A standard strategy for dealing with this question when expensive behaviors have no obvious functions is to look for unobvious benefits. One common approach, at least since Durkheim, is to explore the advantages of such behaviors for the group as opposed to or as well as those for the individual. This raises the question of whether religious groups overall benefit from participants’ subscription to implausible beliefs and pursuit of costly behaviors.

The University of Connecticut anthropologist, Richard Sosis, and his colleagues have carried out wide ranging research that supports this contention with regard to costly activities, at least. Several of their findings suggest that religious groups prosper when members carry out frequent, collective rituals, in particular.

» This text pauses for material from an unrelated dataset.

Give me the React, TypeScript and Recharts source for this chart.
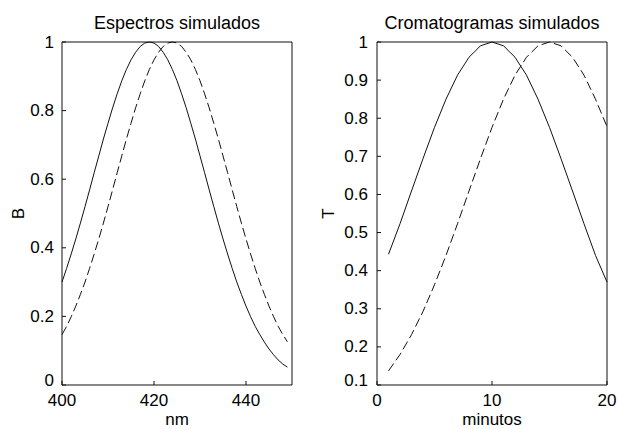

Religious Versus Secular Utopians

Sosis and Bradley Ruffle devised an experimental task that was a common-resource pool dilemma. Each of two players could take money from a pool of money, the total size of which they both knew. What they did not know was how much their playing partner withdrew. They also knew that if their joint withdrawals exceeded the pool’s total, then neither of them would receive anything, whereas if their joint withdrawals were equal to or less than the pool’s total, then they both would keep their withdrawals and any money remaining in the pool would be increased by 50% and divided equally between them. The researchers studied men and women in religious and secular kibbutzim in Israel.

What they found was that rates of participation in time-consuming, collective rituals—specifically, males praying communally three times daily in the religious kibbutzim—influenced cooperation in the task. Overall participants in the religious kibbutzim were significantly more cooperative in the experimental task than participants in the secular kibbutzim; however, the male ritual participants were completely responsible for the effect. Although females in religious kibbutzim carry out plenty of rituals as well, they are not involved in remotely as many collective rituals.

Sosis and Candace Alacorta’s study of 83 communes in nineteenth century America further corroborated the importance of religions making costly demands on participants’ behavior. This study showed that the religious communes survived significantly longer than the secular ones and imposed more than double the number of costly demands on participants’ conduct compared to the secular ones. Crucially, how long the religious communes persisted was positively correlated with the comparative number of costly demands that they imposed on participants.

A Role for Religious Belief?

But what about the other evolutionary puzzle? What about those otherwise implausible, counterintuitive religious beliefs? Did these studies offer any evidence suggesting that they might play a role in the relative success of these groups? One additional finding of the study of the nineteenth century communes suggests that they do. Even though many of the secular communes had larger numbers of costly demands on participants than many of the religious communes, those requirements had no relationship with the secular communes’ longevity. Apparently, it matters that God demands these privations and that he is watching to make sure that they are carried out.